Na verdade, o próprio YESHUA (Jesus)  se referiu a eles nestas palavras [caso da mulher cananéia]. O nome do demônio que possuía o corpo daquele indivíduo (Mateus fala de dois endemoniados) nos dá a pista central - trata-se de uma legião. Não é atoa que se contava na casa dos milhares o seu número. Provavelmente o autor original de tal passagem se referia à  legião Fretensis.

Este texto não trata da expulsão física de demônios, mas é, na verdade, mapa cifrado da expulsão do império e da instauração do Reino de Deus, por  YESHUA (Jesus). A saída do demônio é a libertação da opressão imposta pelo domínio romano.




Mas como poderíamos demonstrar tal hipótese?

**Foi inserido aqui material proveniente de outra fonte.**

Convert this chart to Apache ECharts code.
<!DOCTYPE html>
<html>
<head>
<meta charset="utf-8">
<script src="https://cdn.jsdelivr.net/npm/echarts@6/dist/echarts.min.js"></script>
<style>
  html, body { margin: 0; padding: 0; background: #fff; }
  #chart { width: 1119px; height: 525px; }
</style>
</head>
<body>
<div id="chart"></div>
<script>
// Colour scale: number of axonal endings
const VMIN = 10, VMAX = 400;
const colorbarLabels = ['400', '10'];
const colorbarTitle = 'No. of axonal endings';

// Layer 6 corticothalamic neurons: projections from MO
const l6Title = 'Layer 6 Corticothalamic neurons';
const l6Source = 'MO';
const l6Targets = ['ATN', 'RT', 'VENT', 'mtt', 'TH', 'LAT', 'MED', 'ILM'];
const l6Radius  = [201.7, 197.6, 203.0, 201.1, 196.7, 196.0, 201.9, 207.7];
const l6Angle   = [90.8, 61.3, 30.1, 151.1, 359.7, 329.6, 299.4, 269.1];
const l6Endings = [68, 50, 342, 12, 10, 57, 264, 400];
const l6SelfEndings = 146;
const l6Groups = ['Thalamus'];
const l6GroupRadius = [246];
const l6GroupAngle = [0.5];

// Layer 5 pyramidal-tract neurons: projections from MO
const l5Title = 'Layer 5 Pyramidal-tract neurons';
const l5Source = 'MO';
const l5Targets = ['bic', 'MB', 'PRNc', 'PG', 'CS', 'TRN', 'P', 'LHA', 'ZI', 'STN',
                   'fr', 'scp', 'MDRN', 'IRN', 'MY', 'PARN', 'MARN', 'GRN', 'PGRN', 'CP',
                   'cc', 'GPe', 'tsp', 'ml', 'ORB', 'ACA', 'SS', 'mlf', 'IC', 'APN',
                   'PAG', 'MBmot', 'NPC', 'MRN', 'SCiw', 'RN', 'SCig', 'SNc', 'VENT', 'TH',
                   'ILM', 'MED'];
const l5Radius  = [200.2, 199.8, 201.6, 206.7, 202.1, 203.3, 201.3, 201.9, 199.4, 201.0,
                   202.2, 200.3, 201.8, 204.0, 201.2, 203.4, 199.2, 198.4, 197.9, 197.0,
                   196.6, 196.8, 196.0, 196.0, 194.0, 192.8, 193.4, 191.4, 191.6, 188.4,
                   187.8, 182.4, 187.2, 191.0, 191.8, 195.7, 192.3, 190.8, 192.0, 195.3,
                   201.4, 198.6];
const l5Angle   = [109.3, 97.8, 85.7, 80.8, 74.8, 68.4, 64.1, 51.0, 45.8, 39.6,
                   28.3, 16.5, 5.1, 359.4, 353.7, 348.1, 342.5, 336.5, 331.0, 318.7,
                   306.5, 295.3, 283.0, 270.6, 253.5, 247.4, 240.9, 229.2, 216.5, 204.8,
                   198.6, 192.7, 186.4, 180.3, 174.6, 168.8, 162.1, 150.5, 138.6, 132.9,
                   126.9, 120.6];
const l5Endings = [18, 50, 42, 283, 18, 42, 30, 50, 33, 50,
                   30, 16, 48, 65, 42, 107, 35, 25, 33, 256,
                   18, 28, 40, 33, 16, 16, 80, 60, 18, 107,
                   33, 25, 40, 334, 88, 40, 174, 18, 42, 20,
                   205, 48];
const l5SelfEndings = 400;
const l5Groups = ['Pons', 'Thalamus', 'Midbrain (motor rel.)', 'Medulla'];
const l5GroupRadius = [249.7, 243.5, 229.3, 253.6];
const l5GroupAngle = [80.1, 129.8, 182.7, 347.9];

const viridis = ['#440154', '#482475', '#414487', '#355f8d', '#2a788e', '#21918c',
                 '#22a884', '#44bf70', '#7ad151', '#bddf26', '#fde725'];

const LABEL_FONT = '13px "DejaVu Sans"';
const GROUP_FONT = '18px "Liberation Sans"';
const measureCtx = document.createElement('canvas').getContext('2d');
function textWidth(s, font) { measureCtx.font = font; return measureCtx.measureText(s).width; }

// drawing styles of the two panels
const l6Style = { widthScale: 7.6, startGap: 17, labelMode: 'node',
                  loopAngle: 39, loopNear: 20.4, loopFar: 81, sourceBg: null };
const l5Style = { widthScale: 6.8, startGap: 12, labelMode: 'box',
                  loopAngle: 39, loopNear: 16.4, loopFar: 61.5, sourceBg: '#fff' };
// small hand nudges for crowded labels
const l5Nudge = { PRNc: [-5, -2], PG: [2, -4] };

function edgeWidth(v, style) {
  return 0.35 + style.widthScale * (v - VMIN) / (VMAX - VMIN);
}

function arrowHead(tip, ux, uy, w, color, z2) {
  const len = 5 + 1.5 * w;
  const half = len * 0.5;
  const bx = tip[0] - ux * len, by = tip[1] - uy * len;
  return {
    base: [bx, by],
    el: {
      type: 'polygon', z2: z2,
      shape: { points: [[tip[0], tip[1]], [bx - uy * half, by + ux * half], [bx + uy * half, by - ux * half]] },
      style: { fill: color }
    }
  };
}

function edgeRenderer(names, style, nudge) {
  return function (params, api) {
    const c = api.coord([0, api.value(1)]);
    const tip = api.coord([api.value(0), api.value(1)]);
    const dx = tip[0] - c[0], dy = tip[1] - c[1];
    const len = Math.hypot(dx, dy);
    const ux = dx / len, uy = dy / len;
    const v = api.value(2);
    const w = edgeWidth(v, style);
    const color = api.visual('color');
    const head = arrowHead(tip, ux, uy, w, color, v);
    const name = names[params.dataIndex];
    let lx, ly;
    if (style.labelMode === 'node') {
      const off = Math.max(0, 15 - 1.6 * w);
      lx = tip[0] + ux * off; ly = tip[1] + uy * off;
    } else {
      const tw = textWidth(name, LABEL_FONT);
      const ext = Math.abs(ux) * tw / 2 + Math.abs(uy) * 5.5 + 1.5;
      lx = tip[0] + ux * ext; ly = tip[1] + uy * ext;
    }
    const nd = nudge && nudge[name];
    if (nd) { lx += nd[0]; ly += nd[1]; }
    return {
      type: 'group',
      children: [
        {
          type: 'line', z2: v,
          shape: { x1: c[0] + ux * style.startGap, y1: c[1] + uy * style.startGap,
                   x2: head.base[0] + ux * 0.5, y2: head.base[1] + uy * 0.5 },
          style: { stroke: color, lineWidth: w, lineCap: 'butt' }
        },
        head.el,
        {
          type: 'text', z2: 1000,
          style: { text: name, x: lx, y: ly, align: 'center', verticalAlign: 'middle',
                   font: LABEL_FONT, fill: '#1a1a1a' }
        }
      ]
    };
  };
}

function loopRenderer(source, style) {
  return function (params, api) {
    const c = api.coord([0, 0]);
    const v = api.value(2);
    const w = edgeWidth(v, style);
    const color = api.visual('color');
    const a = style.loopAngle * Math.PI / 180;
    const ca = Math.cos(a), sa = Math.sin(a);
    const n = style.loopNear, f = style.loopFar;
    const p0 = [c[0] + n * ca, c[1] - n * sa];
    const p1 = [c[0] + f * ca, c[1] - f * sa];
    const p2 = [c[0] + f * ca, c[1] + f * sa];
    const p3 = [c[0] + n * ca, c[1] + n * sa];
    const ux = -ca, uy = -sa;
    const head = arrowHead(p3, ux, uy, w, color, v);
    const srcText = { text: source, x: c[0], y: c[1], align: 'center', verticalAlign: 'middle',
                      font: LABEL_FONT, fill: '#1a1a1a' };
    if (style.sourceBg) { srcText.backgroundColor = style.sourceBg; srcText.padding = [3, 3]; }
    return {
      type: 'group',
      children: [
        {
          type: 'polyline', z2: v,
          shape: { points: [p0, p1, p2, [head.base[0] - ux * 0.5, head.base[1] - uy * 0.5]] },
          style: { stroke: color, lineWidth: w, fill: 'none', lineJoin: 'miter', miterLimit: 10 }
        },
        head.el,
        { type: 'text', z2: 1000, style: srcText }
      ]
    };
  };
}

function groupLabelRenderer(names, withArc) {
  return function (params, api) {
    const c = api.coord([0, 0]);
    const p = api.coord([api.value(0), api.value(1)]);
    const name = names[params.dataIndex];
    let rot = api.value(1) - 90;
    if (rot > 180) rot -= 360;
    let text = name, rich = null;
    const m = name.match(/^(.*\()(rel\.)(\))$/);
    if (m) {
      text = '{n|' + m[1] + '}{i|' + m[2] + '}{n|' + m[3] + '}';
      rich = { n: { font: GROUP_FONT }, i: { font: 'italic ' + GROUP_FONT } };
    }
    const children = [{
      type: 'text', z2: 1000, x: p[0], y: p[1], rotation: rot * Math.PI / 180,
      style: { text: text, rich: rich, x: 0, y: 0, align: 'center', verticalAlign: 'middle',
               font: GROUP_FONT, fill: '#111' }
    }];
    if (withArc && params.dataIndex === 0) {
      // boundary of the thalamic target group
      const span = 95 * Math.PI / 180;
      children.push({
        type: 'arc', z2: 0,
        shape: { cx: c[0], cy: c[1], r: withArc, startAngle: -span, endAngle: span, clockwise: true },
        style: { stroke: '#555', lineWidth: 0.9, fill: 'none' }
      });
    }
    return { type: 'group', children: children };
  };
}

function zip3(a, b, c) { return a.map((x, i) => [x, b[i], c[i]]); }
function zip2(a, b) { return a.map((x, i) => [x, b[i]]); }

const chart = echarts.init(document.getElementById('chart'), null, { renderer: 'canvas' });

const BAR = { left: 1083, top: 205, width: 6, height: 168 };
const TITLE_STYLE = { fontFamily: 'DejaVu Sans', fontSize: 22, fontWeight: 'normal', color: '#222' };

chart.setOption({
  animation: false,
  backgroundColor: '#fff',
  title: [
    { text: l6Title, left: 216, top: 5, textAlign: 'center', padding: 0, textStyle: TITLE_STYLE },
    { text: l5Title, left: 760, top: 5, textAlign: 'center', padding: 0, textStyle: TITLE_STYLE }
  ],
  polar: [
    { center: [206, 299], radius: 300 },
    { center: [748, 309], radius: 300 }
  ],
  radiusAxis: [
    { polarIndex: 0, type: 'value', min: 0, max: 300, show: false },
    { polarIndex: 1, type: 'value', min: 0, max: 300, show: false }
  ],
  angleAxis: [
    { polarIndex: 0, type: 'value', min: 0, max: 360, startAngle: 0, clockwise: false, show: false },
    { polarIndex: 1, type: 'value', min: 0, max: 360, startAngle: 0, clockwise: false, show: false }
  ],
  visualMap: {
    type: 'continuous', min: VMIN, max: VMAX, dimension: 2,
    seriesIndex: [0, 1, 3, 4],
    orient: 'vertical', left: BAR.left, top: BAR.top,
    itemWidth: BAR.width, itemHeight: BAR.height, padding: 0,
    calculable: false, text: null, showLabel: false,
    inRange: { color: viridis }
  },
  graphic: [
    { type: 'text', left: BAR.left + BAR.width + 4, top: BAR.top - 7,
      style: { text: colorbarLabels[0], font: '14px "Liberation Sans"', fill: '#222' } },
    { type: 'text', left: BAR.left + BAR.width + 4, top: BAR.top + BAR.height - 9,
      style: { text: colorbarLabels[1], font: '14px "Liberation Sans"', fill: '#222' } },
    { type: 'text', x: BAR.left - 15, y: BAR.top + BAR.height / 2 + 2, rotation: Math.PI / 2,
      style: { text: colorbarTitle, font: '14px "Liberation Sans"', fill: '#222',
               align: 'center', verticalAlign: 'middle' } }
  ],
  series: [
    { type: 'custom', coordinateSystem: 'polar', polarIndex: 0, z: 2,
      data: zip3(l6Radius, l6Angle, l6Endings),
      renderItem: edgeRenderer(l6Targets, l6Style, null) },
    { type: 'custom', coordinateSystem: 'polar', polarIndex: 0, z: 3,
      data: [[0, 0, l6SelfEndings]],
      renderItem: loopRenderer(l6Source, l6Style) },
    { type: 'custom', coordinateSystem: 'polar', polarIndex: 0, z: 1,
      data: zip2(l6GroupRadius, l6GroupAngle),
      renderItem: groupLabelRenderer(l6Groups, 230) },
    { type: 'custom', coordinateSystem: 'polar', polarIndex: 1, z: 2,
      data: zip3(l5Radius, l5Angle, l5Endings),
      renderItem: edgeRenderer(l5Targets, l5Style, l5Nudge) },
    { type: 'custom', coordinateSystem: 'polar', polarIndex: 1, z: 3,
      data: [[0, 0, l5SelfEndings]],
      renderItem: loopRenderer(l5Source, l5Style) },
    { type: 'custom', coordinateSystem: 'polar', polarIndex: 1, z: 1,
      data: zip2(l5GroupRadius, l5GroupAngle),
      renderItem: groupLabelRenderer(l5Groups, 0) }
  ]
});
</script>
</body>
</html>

Para tal, vamos observar alguns dados sobre a marcha das tropas romanas quando da guerra contra os judeus entre 66-73 d.C. Percebam como foi a política de destruição e terra arrasada imposta pelos Romanos à Gerasa e Gadara [segundo Flávio Josefo em seu Guerras Judaicas] :



Gerasa

"Ânio [o oficial comandante] tomou a cidade de assalto, matou mil jovens — todos aqueles que não tinham escapado —, aprisionou mulheres e crianças e permitiu que seus soldados saqueassem os bens. Finalmente incendiou as casas e marchou contra as aldeias circunvizinhas. Os que podiam, fugiram, os inválidos pereceram e tudo o que restou foi destruído pelas chamas" (G.J. 4.488-89) citado por HORSLEY, Richard & HANSON, John. Bandidos, profetas e messias: movimentos populares no tempo de Jesus. São Paulo: Paulus, 1995, p.190.




Gadara

A cidade de Gadara foi tomada pelos romanos sem muito esforço, dado que a elite da cidade secretamente fez um acordo com os romanos para protegerem seus bens. Porém... Os rebeldes fugiram da cidade... O que lhes foi feito?

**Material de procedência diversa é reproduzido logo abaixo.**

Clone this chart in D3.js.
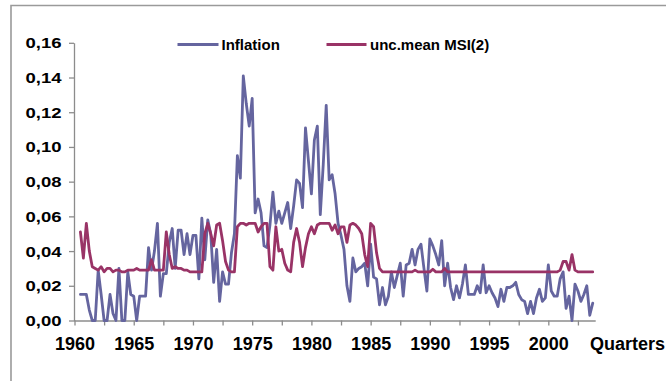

"Vespasiano mandou Plácido com 500 homens de cavalaria e 3000 de infantaria perseguir aqueles que haviam fugido de Gadara... Quando os fugitivos subitamente viram a cavalaria em sua perseguição, invadiram uma aldeia chamada Betenabris antes de iniciar qualquer batalha. Plácido ordenou um ataque e após uma renhida batalha, que se estendeu até a noite, capturou as muralhas e toda a aldeia. Os não-combatentes foram mortos em massa, enquanto os fisicamente mais capazes fugiram. Os soldados saquearam as casas e depois incendiaram a aldeia. Entrementes, aqueles que tinham fugido agitaram a zona rural."


Acabaram pois se refugiando em Jericó:

"Plácido, baseando-se na sua cavalaria e animado por seus sucessos anteriores, perseguiu-os até o Jordão, matando a todos os que podiam capturar... Seu caminho até a região era um longo rastro de carnificina, e o Jordão... e o mar Morto ficaram cheios de cadáveres..." [G J, citado por HORSLEY, p.190-1]

Sentiram alguma semelhança com uma grande trajetória percorrida pela legião perseguidora romana e pelos rebeldes perseguidos israelitas [De Gadara até os corpos serem jogados no mar] - boiando?


Possivelmente não houve um tal milagre de YESHUA (Jesus) expulsando um demônio chamado Legião de um possuído na região da Decápolis. E nem muito menos tais demônios entraram em porcos que saíram percorrendo distâncias de 50 km até se jogarem ao mar. Nada disso aconteceu. Seria de fato a coisa mais maluca ver a enorme maratona dos milhares de porcos se jogando ao mar, praticamente enfartados de tanto correrem.

O relato dos evangelistas em nada tem a ver com um exorcismo praticado por YESHUA (Jesus)  pessoalmente. O que está contido nessa passagem é uma mensagem sutil de combate ao império romano. A região da Palestina está possuída. E este demônio é Roma. Gerasa e Gadara simbolizam o mal perpetrado pelo domínio.

O evento histórico da chacina e destruição em massa perpetrada pelas tropas e legiões de Vespasiano está bem nítido na pele do evangelista que está escrevendo pouco após tais chacinas. A perseguição e morte dos rebeldes israelitas por vários e vários Km até chegarem ao mar morto e ao Jordão são invertidos pela narrativa do evangelista.


A implantação do Reino de Deus significa a expulsão do demônio [Roma] - a Legião expulsa [os porcos gentios] se precipita ao mar. O evento histórico é revertido na ótica do evangelista. Na implantação do Reino de Deus, são os romanos [a legião de demônios] que serão expulsos e destruídos.